Multiplicative Noise in Euclidean Schwarzschild Manifold

TL;DR

This paper investigates how multiplicative noise, modeling Hawking temperature fluctuations, affects a scalar field in Euclidean Schwarzschild space, leading to phase transitions and modified correlation functions.

Contribution

It introduces a novel analysis of multiplicative noise effects on scalar fields in Schwarzschild spacetime, revealing phase transitions and new correlation structures.

Findings

Fluctuations can induce first-order phase transitions.

Effective coupling constants vary with noise strength.

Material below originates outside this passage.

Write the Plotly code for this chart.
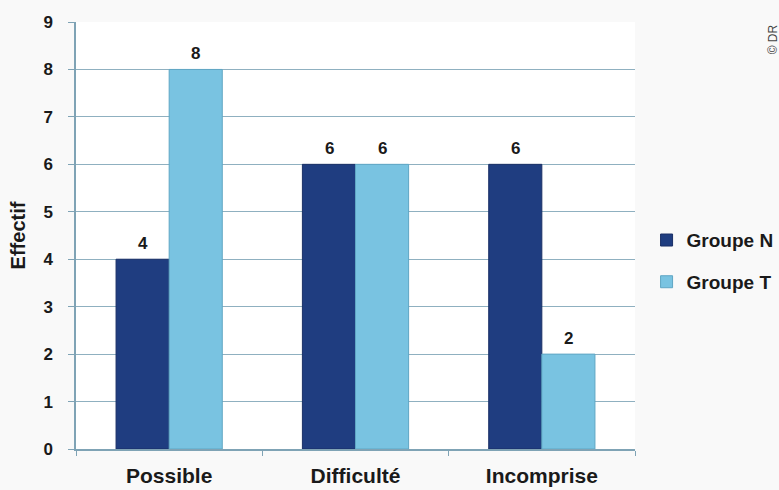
import plotly.graph_objects as go

categories = ["Possible", "Difficulté", "Incomprise"]
groupe_n = [4, 6, 6]
groupe_t = [8, 6, 2]
y_ticks = list(range(0, 10))

FONT = "Liberation Sans, Arial, sans-serif"
INK = "#1a1a1a"
AXIS = "#7fa3b5"

fig = go.Figure()
fig.add_trace(go.Bar(
    name="Groupe N", x=categories, y=groupe_n, legendgroup="n",
    marker=dict(color="#1f3d80", line=dict(color="#1a2f66", width=1)),
))
fig.add_trace(go.Bar(
    name="Groupe T", x=categories, y=groupe_t, legendgroup="t",
    marker=dict(color="#79c3e1", line=dict(color="#5fa6c4", width=1)),
))

annotations = []
for series, shift in ((groupe_n, -26.5), (groupe_t, 26.5)):
    for cat, val in zip(categories, series):
        annotations.append(dict(
            x=cat, y=val, xref="x", yref="y", text=str(val), showarrow=False,
            xshift=shift, yshift=16, yanchor="middle",
            font=dict(family=FONT, size=17, color=INK, weight="bold"),
        ))
annotations.append(dict(
    text="© DR", xref="paper", yref="paper", x=1.2475, y=1.0,
    xanchor="center", yanchor="top", textangle=-90, showarrow=False,
    font=dict(family=FONT, size=12, color="#444444"),
))

fig.update_layout(
    width=779, height=490,
    margin=dict(l=76, r=144, t=22, b=41),
    paper_bgcolor="#f9f9f9", plot_bgcolor="#ffffff",
    barmode="group", bargap=0.43, bargroupgap=0,
    font=dict(family=FONT, size=16, color=INK),
    legend=dict(
        xref="container", yref="container",
        x=0.83, y=0.467, xanchor="left", yanchor="middle",
        font=dict(family=FONT, size=19, color=INK, weight="bold"),
        bgcolor="rgba(0,0,0,0)", tracegroupgap=14, itemwidth=30,
    ),
    xaxis=dict(
        type="category", tickson="boundaries", ticks="outside", ticklen=5,
        tickcolor=AXIS, showline=True, linecolor=AXIS, linewidth=1.5,
        showgrid=False, ticklabelstandoff=7, automargin=False,
        tickfont=dict(family=FONT, size=21, color=INK, weight="bold"),
    ),
    yaxis=dict(
        range=[0, 9], tickvals=y_ticks, ticks="outside", ticklen=6,
        tickcolor=AXIS, showline=True, linecolor=AXIS, linewidth=1.5,
        showgrid=True, gridcolor="#8fb0c0", gridwidth=1.3, zeroline=False,
        ticklabelstandoff=12, automargin=False,
        tickfont=dict(family=FONT, size=17, color=INK, weight="bold"),
        title=dict(text="Effectif", standoff=12,
                   font=dict(family=FONT, size=20, color=INK, weight="bold")),
    ),
    annotations=annotations,
)

fig.write_html("out.html")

Correlation functions are modified by noise, resembling Rindler space results.

Abstract

We discuss a $\lambda\varphi^{4}+\rho\varphi^{6}$ scalar field model defined in the Euclidean section of the Schwarzschild solution of the Einstein equations in the presence of multiplicative noise. The multiplicative random noise is a model for fluctuations of the Hawking temperature. We adopt the standard procedure of averaging the noise dependent generating functional of connected correlation functions of the model. The dominant contribution to this quantity is represented by a series of the moments of the generating functional of correlation functions of the system. Positive and negative effective coupling constants appear in these integer moments. Fluctuations in the Hawking temperature are able to generate first-order phase transitions. Using the Gaussian approximation, we compute $\langle\varphi^{2}\rangle$ for arbitrary values of the strength of the noise. Due to the presence of the multiplicative noise, we show that $\langle\varphi^{2}\rangle$ near the horizon must be written as a series of the the renormalized two-point correlation functions associated to a free scalar field in Euclidean Rindler manifold.